I call it like this (view is a QWebView):

QWebFrame *frame = view->page()->mainFrame();
QWebElement element = frame->documentElement();
traverseElements(element);

The problem is, given this HTML document:

<div class="one"><div class="two">foo<div class="three">hello</div>bar</div></div>

It outputs:

"HEAD" "" ""
"BODY" "" "foo\nhello\nbar"
"DIV" "one" "foo\nhello\nbar"
"DIV" "two" "foo\nhello\nbar"
"DIV" "three" "hello"

So in the code when I do ui->listWidget->addItem(sentence); it adds "foo\nhello\nbar" 3 times, and "hello" once.

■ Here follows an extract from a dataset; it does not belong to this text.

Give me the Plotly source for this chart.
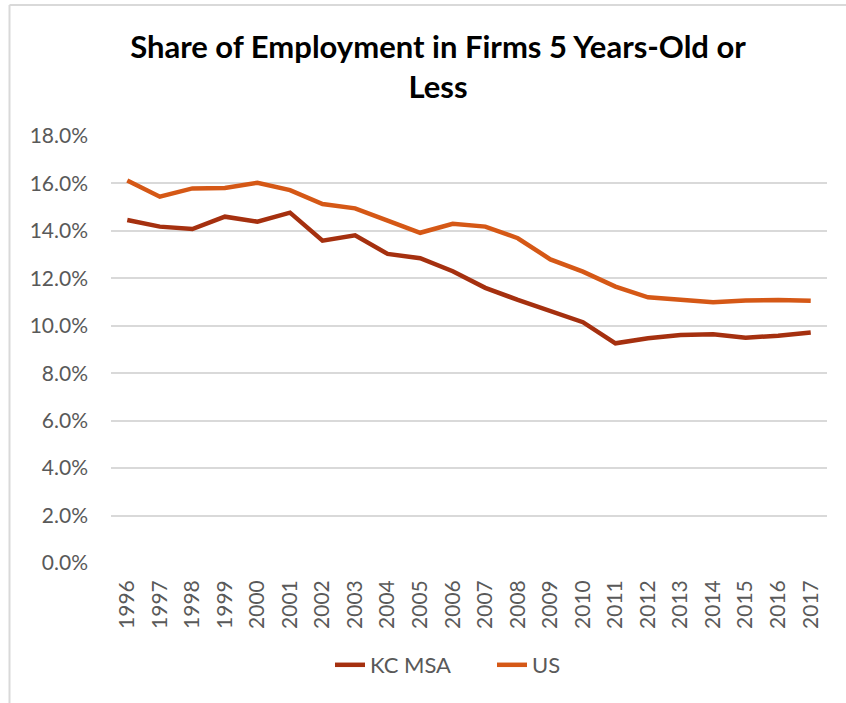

What I want the code to do is addItem so that the ui->listWidget contains three elements: "foo", "hello", and "bar", in that order like they appear on a web page.

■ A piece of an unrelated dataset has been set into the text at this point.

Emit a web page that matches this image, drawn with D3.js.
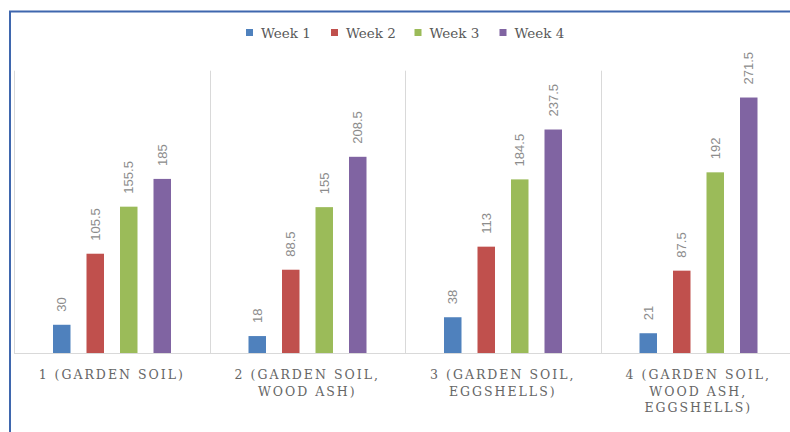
<!DOCTYPE html>
<html>
<head>
<meta charset="utf-8">
<script src="https://cdn.jsdelivr.net/npm/d3@7"></script>
<style>
  html, body { margin: 0; padding: 0; background: #fff; }
  svg { display: block; }
</style>
</head>
<body>
<svg id="chart" width="790" height="432"></svg>
<script>
// chart data
const categories = ['1 (GARDEN SOIL)', '2 (GARDEN SOIL, WOOD ASH)', '3 (GARDEN SOIL, EGGSHELLS)', '4 (GARDEN SOIL, WOOD ASH, EGGSHELLS)'];
const weeks = ['Week 1', 'Week 2', 'Week 3', 'Week 4'];
const week1 = [30, 18, 38, 21];
const week2 = [105.5, 88.5, 113, 87.5];
const week3 = [155.5, 155, 184.5, 192];
const week4 = [185, 208.5, 237.5, 271.5];
const colors = ['#4f81bd', '#c0504d', '#9bbb59', '#8064a2'];

const series = [week1, week2, week3, week4];

const svg = d3.select('#chart');
const plot = {left: 14, top: 70.7, bottom: 353, groupW: 195.5};

// blue frame around the chart object
svg.append('path')
  .attr('d', 'M10,432 V11.5 H790')
  .attr('fill', 'none')
  .attr('stroke', '#3f67ae')
  .attr('stroke-width', 2);

const x0 = d3.scaleBand()
  .domain(categories)
  .range([plot.left, plot.left + plot.groupW * categories.length]);

const x1 = d3.scaleBand()
  .domain(weeks)
  .range([39, 157])
  .paddingInner(16 / 33.5);

const y = d3.scaleLinear()
  .domain([0, 300])
  .range([plot.bottom, plot.top]);

// group divider lines
const dividers = categories.map(c => x0(c)).concat([x0.range()[1]]);
svg.append('g').selectAll('line')
  .data(dividers)
  .join('line')
  .attr('x1', d => Math.round(d) + 0.5)
  .attr('x2', d => Math.round(d) + 0.5)
  .attr('y1', y(300))
  .attr('y2', plot.bottom)
  .attr('stroke', '#d9d9d9')
  .attr('stroke-width', 1);

// bottom axis line
svg.append('line')
  .attr('x1', plot.left)
  .attr('x2', 790)
  .attr('y1', plot.bottom + 0.5)
  .attr('y2', plot.bottom + 0.5)
  .attr('stroke', '#d9d9d9');

// bars
const group = svg.append('g').selectAll('g')
  .data(categories)
  .join('g')
  .attr('transform', d => `translate(${x0(d)},0)`);

group.selectAll('rect')
  .data((d, i) => weeks.map((w, j) => ({week: w, value: series[j][i], color: colors[j]})))
  .join('rect')
  .attr('x', d => x1(d.week))
  .attr('width', x1.bandwidth())
  .attr('y', d => y(d.value))
  .attr('height', d => plot.bottom - y(d.value))
  .attr('fill', d => d.color);

// rotated value labels
group.selectAll('text.value')
  .data((d, i) => weeks.map((w, j) => ({week: w, value: series[j][i]})))
  .join('text')
  .attr('class', 'value')
  .attr('transform', d => `translate(${x1(d.week) + x1.bandwidth() / 2},${y(d.value) - 13}) rotate(-90)`)
  .attr('dy', '0.35em')
  .attr('text-anchor', 'start')
  .attr('font-family', 'Liberation Sans, Arial, sans-serif')
  .attr('font-size', 13)
  .attr('fill', '#8c8c8c')
  .text(d => d.value);

// category labels, wrapped
const catFont = 12.5;
svg.append('g').selectAll('text')
  .data(categories)
  .join('text')
  .attr('x', d => x0(d) + x0.bandwidth() / 2)
  .attr('y', 379)
  .attr('text-anchor', 'middle')
  .attr('font-family', 'DejaVu Serif, serif')
  .attr('font-size', catFont)
  .attr('letter-spacing', 2)
  .attr('fill', '#666')
  .each(function (d) {
    const text = d3.select(this);
    const words = d.split(' ');
    let line = [];
    let lines = [];
    const tspan = text.append('tspan');
    words.forEach(w => {
      line.push(w);
      tspan.text(line.join(' '));
      if (tspan.node().getComputedTextLength() > 175 && line.length > 1) {
        line.pop();
        lines.push(line.join(' '));
        line = [w];
      }
    });
    lines.push(line.join(' '));
    tspan.remove();
    lines.forEach((l, i) => {
      text.append('tspan')
        .attr('x', x0(d) + x0.bandwidth() / 2)
        .attr('dy', i ? 16.5 : 0)
        .text(l);
    });
  });

// legend
const legendX = [246, 331, 414.5, 499.5];
const legend = svg.append('g').selectAll('g')
  .data(weeks)
  .join('g')
  .attr('transform', (d, i) => `translate(${legendX[i]},29)`);

legend.append('rect')
  .attr('width', 7)
  .attr('height', 7)
  .attr('fill', (d, i) => colors[i]);

legend.append('text')
  .attr('x', 15)
  .attr('y', 8.5)
  .attr('font-family', 'DejaVu Serif, serif')
  .attr('font-size', 13.5)
  .attr('fill', '#595959')
  .text(d => d);
</script>
</body>
</html>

Note that I can't just take the text output from the BODY element, because I need to store EVERY element, their original text value, and a translation so that I can save the exact same HTML document but with the translations.

Thanks.

anda_skoa

25th June 2015, 09:53

What if you extract the text from a copy of the element, a copy on which you call removeAllChildren() before extraction?

Cheers,
_

themagician

25th June 2015, 21:35

What if you extract the text from a copy of the element, a copy on which you call removeAllChildren() before extraction?

Cheers,
_

So I tried the following code:

void MainWindow::traverseElements(const QWebElement& parentElement)
{
QRegExp ws("^\\s*$");
QWebElement element = parentElement.firstChild();
while (!element.isNull()) {
QWebElement copy = element.clone();
copy.removeAllChildren();
QString text = copy.toPlainText();
qDebug() << copy.tagName() << copy.attribute("class") << text.replace('\n', "\\n");
QStringList sentences = text.split('\n');
for(const QString& sentence : sentences) {
if(ws.exactMatch(sentence)) {
continue;
}

ui->listWidget->addItem(sentence);
}

traverseElements(element);
element = element.nextSibling();
}
}

And got this output:

"HEAD" "" ""
"BODY" "" ""
"DIV" "one" ""
"DIV" "two" ""
"DIV" "three" ""

It seems to remove the text elements.

So far I've tried QWebView and QDomDocument, but neither gives the correct output. I've also tried QXmlStreamReader, pugixml, and rapidxml, but they all fail because the HTML documents have some tags that aren't closed properly. I'm thinking of writing a simple parser myself now.